### The exercise
Transcribe each line of the material as it is, and drop any picture.

### Material provided
## START
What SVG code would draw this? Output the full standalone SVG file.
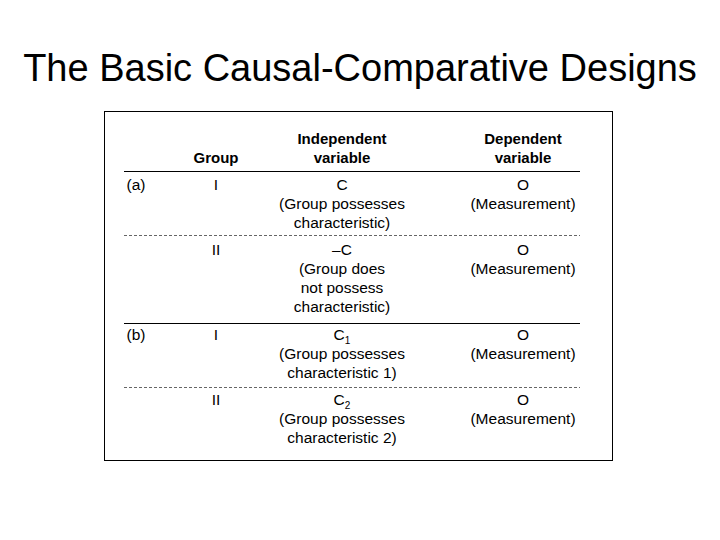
<svg xmlns="http://www.w3.org/2000/svg" width="720" height="540" viewBox="0 0 720 540">
<style>
text{font-family:"Liberation Sans",Arial,sans-serif;font-size:15.5px;fill:#000;text-anchor:middle}
.h{font-weight:bold;font-size:15px}
.solid{stroke:#000;stroke-width:1}
.dash{stroke:#666;stroke-width:1;stroke-dasharray:3,2}
</style>
<rect width="720" height="540" fill="#fff"/>
<text x="360" y="81" style="font-size:38px">The Basic Causal-Comparative Designs</text>
<rect x="104.5" y="111.5" width="508" height="349" fill="none" stroke="#000"/>
<g id="header">
<text class="h" x="216" y="163">Group</text>
<text class="h" x="342" y="144">Independent</text>
<text class="h" x="342" y="163">variable</text>
<text class="h" x="523" y="144">Dependent</text>
<text class="h" x="523" y="163">variable</text>
</g>
<g id="lines">
<line class="solid" x1="124" y1="171.5" x2="580" y2="171.5"/>
<line class="dash" x1="124" y1="235.5" x2="580" y2="235.5"/>
<line class="solid" x1="124" y1="323.5" x2="580" y2="323.5"/>
<line class="dash" x1="124" y1="387.5" x2="580" y2="387.5"/>
</g>
<g id="row-a1">
<text x="136" y="190">(a)</text>
<text x="216" y="190">I</text>
<text x="342" y="190">C</text>
<text x="342" y="209">(Group possesses</text>
<text x="342" y="228">characteristic)</text>
<text x="523" y="190">O</text>
<text x="523" y="209">(Measurement)</text>
</g>
<g id="row-a2">
<text x="216" y="255">II</text>
<text x="342" y="255">–C</text>
<text x="342" y="274">(Group does</text>
<text x="342" y="293">not possess</text>
<text x="342" y="312">characteristic)</text>
<text x="523" y="255">O</text>
<text x="523" y="274">(Measurement)</text>
</g>
<g id="row-b1">
<text x="136" y="340">(b)</text>
<text x="216" y="340">I</text>
<text x="342" y="340">C<tspan dy="4" style="font-size:10px">1</tspan></text>
<text x="342" y="359">(Group possesses</text>
<text x="342" y="378">characteristic 1)</text>
<text x="523" y="340">O</text>
<text x="523" y="359">(Measurement)</text>
</g>
<g id="row-b2">
<text x="216" y="405">II</text>
<text x="342" y="405">C<tspan dy="4" style="font-size:10px">2</tspan></text>
<text x="342" y="424">(Group possesses</text>
<text x="342" y="443">characteristic 2)</text>
<text x="523" y="405">O</text>
<text x="523" y="424">(Measurement)</text>
</g>
</svg>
## END
### Correct output
What SVG code would draw this? Output the full standalone SVG file.
<svg xmlns="http://www.w3.org/2000/svg" width="720" height="540" viewBox="0 0 720 540">
<style>
text{font-family:"Liberation Sans",Arial,sans-serif;font-size:15.5px;fill:#000;text-anchor:middle}
.h{font-weight:bold;font-size:15px}
.solid{stroke:#000;stroke-width:1}
.dash{stroke:#666;stroke-width:1;stroke-dasharray:3,2}
</style>
<rect width="720" height="540" fill="#fff"/>
<text x="360" y="81" style="font-size:38px">The Basic Causal-Comparative Designs</text>
<rect x="104.5" y="111.5" width="508" height="349" fill="none" stroke="#000"/>
<g id="header">
<text class="h" x="216" y="163">Group</text>
<text class="h" x="342" y="144">Independent</text>
<text class="h" x="342" y="163">variable</text>
<text class="h" x="523" y="144">Dependent</text>
<text class="h" x="523" y="163">variable</text>
</g>
<g id="lines">
<line class="solid" x1="124" y1="171.5" x2="580" y2="171.5"/>
<line class="dash" x1="124" y1="235.5" x2="580" y2="235.5"/>
<line class="solid" x1="124" y1="323.5" x2="580" y2="323.5"/>
<line class="dash" x1="124" y1="387.5" x2="580" y2="387.5"/>
</g>
<g id="row-a1">
<text x="136" y="190">(a)</text>
<text x="216" y="190">I</text>
<text x="342" y="190">C</text>
<text x="342" y="209">(Group possesses</text>
<text x="342" y="228">characteristic)</text>
<text x="523" y="190">O</text>
<text x="523" y="209">(Measurement)</text>
</g>
<g id="row-a2">
<text x="216" y="255">II</text>
<text x="342" y="255">–C</text>
<text x="342" y="274">(Group does</text>
<text x="342" y="293">not possess</text>
<text x="342" y="312">characteristic)</text>
<text x="523" y="255">O</text>
<text x="523" y="274">(Measurement)</text>
</g>
<g id="row-b1">
<text x="136" y="340">(b)</text>
<text x="216" y="340">I</text>
<text x="342" y="340">C<tspan dy="4" style="font-size:10px">1</tspan></text>
<text x="342" y="359">(Group possesses</text>
<text x="342" y="378">characteristic 1)</text>
<text x="523" y="340">O</text>
<text x="523" y="359">(Measurement)</text>
</g>
<g id="row-b2">
<text x="216" y="405">II</text>
<text x="342" y="405">C<tspan dy="4" style="font-size:10px">2</tspan></text>
<text x="342" y="424">(Group possesses</text>
<text x="342" y="443">characteristic 2)</text>
<text x="523" y="405">O</text>
<text x="523" y="424">(Measurement)</text>
</g>
</svg>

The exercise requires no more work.